O que me espanta não é a traição que dá na vista, não é o tolice que brilho em público: é a decência que se mantém, é a dignidade que se preserva, é a honradez que se resguarda, é o sacrifício obscuro e cotidiano que se continua. Eu lhe digo, porque tenho vivido em muitos cantos do Brasil e mexido com muita gente — eu posso lhe dizer que, entre milhares de homens tão diferentes de caráter e mesmo de ideias, sempre se tem conservado, através de todas as tribulações e contingências, um patrimônio comum. E você, Graciliano Ramos, faz parte deste nosso patrimônio.
O que senti vontade de lhe dizer hoje, e fica dito agora, é o seguinte: que tanto quanto eu, há milhares de pessoas no Brasil que não estão presentes ao banquete mas que desejam que você fique sabendo que estão ao seu lado. Conte conosco, não apenas na hora de beber e de comer, como também na hora de ter ódio de Julião Tavares, de lutar contra Julião Tavares — e de matar Julião Tavares.
Rubem Braga — “Discurso de um ausente’, mensagem do cronista a
seu amigo Graciliano Ramos por ocasião do jantar em homenagem
aos cinquenta anos do autor de Angústia.
a) Como os valores éticos descritos por Rubem Braga constituem a resistência (e logo a tensão) que forma o ponto de vista em Angústia?
b) Caracterize o perfil de Julião Tavares, de modo a explicar por que o cronista o considera um inimigo do “patrimônio comum”.
a) O texto de Rubem Braga aponta para alguns valores éticos: “a decência que se mantém”, “a dignidade que se preserva”, “a honradez que se resguarda”. Esses valores ajudam a compor a personalidade do protagonista de Angústia, Luís da Silva, cujo ponto de vista é destacado por sua condição de narrador. Sua autoimagem é composta a partir de tensões que se sobrepõem. De um lado, há a tensão que se estabelece entre Luís e Julião Tavares, o antagonista, aquele que é alvo de seu ódio e de seu despeito e que sintetiza os valores que ele busca combater. De outro lado, há a tensão interna de Luís da Silva, que vive o drama de questionar muito de sua própria personalidade: mantém um emprego decente, mas que ele mesmo considera medíocre; tenta preservar a dignidade intelectual, mas duvida da própria capacidade (colocando-se como autor de discursos assinados por outros e de romances que nunca se concretizam) e de toda a classe de escritores (cuja atividade ele associa a uma espécie de prostituição); esforça-se por resguardar sua honra, respeitando os limites impostos por Marina na aproximação física, mas não consegue evitar os próprios desejos e nem a fúria de seu ódio individual e de classe contra Julião. Essa fúria o levará ao momento máximo da tensão na obra: a adoção da solução violenta do homicídio, como forma de equacionar seus dramas íntimos e sua própria sensação de inferioridade.

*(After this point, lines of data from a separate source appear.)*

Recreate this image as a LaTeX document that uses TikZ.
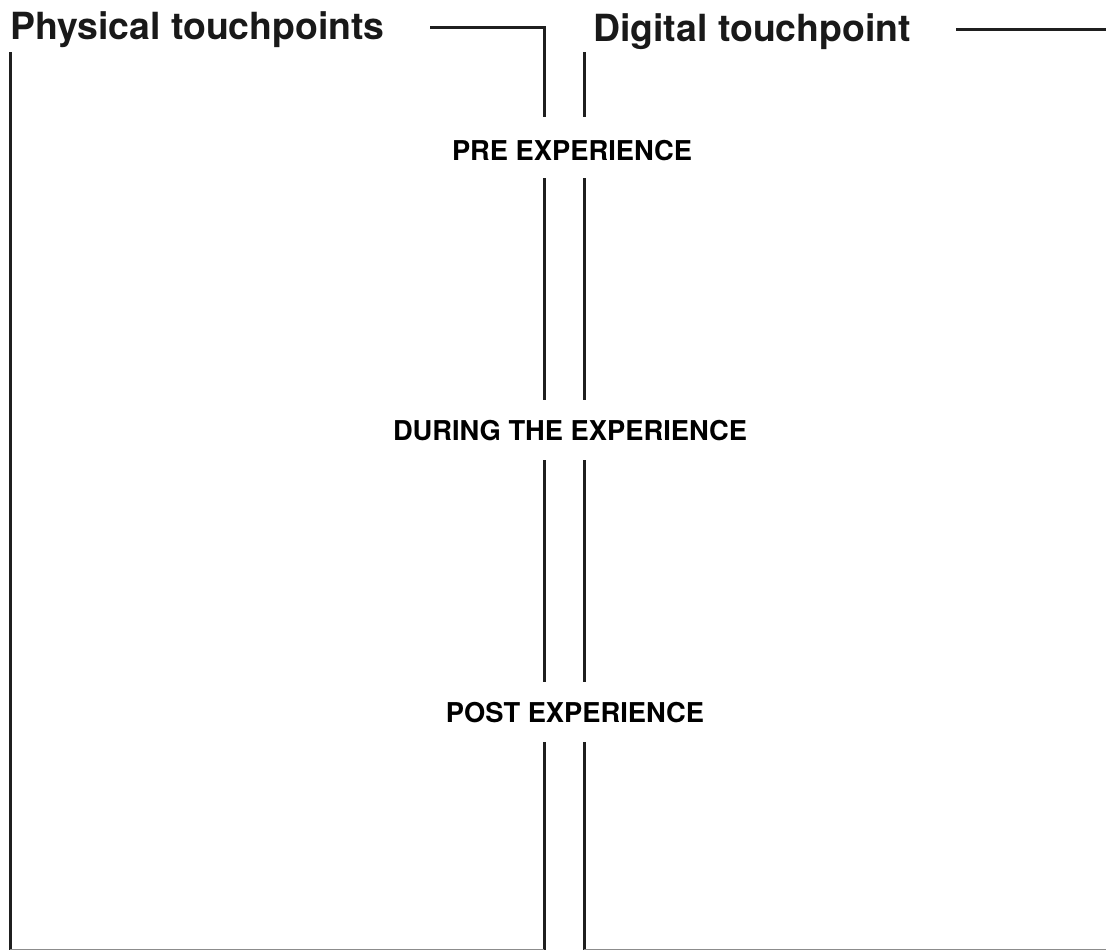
\documentclass[tikz,border=0pt]{standalone}
\usepackage{fontspec}
\setmainfont{TeX Gyre Heros}
\usetikzlibrary{positioning}

\begin{document}
\begin{tikzpicture}[x=1pt,y=-1pt,
		frame/.style={line width=3pt,color=black!88},
		floor/.style={line width=1.5pt,color=black!45},
		heading/.style={inner sep=0pt,anchor=base west,font=\fontsize{37.4}{44}\selectfont\bfseries,text=black!90},
		phase/.style={inner sep=0pt,font=\fontsize{27.3}{32}\selectfont\bfseries,text=black}]
	\useasboundingbox (0,0) rectangle (1106,951);

	% column headings
	\node (physical) [heading] at (10,39) {Physical touchpoints};
	\node (digital) [heading] at (593,41) {Digital touchpoint};

	% phase labels between the two columns
	\node (pre) [phase] at (572,151) {PRE EXPERIENCE};
	\node (during) [phase] at (570,431) {DURING THE EXPERIENCE};
	\node (post) [phase] at (575,713) {POST EXPERIENCE};

	% physical column
	\draw[frame] (10,52) -- (10,950);
	\draw[frame] (430,27) -- (544,27) -- (544,117);
	\draw[frame] (544,178) -- (544,400);
	\draw[frame] (544,460) -- (544,682);
	\draw[frame] (544,742) -- (544,950);
	\draw[floor] (10,949.5) -- (544,949.5);

	% digital column
	\draw[frame] (956,29) -- (1106,29);
	\draw[frame] (584,52) -- (584,117);
	\draw[frame] (584,178) -- (584,400);
	\draw[frame] (584,460) -- (584,682);
	\draw[frame] (584,742) -- (584,950);
	\draw[floor] (584,949.5) -- (1106,949.5);
\end{tikzpicture}
\end{document}
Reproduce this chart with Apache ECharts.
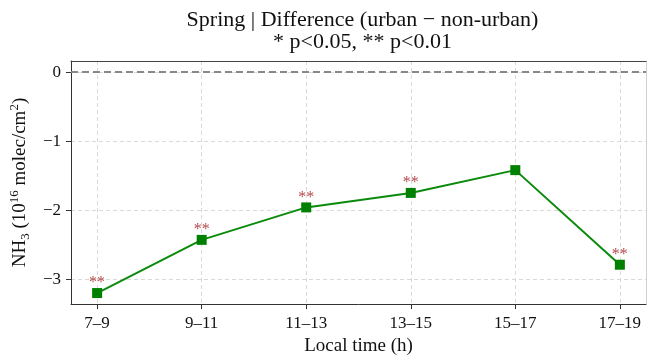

b) Em Angústia, Julião Tavares funciona como metonímia de um comportamento de classe elitista e prepotente. Julgando-se salvaguardado pelo status social e pela condição de moço rico, Julião manifesta desprezo pelo outro, como por Luís da Silva, a quem trata com fingida condescendência e amizade, ou por Marina, a quem seduz e abandona. Julião e sua família são caracterizados como exploradores, comerciantes que, com práticas abusivas, roubavam os bens alheios, comportando-se como os ratos que invadiam a dispensa de Luís da Silva. Em seu texto, Rubem Braga condena esse comportamento, a que se opõe, segundo ele, o de “milhares de pessoas no Brasil”, que, movidas por valores como a “decência”, a “dignidade”, a “honradez” e o “sacrifício obscuro e cotidiano”, constituiriam o “patrimônio comum”, conjunto de valores morais que resistiriam ao avanço da opressão representada por Julião Tavares.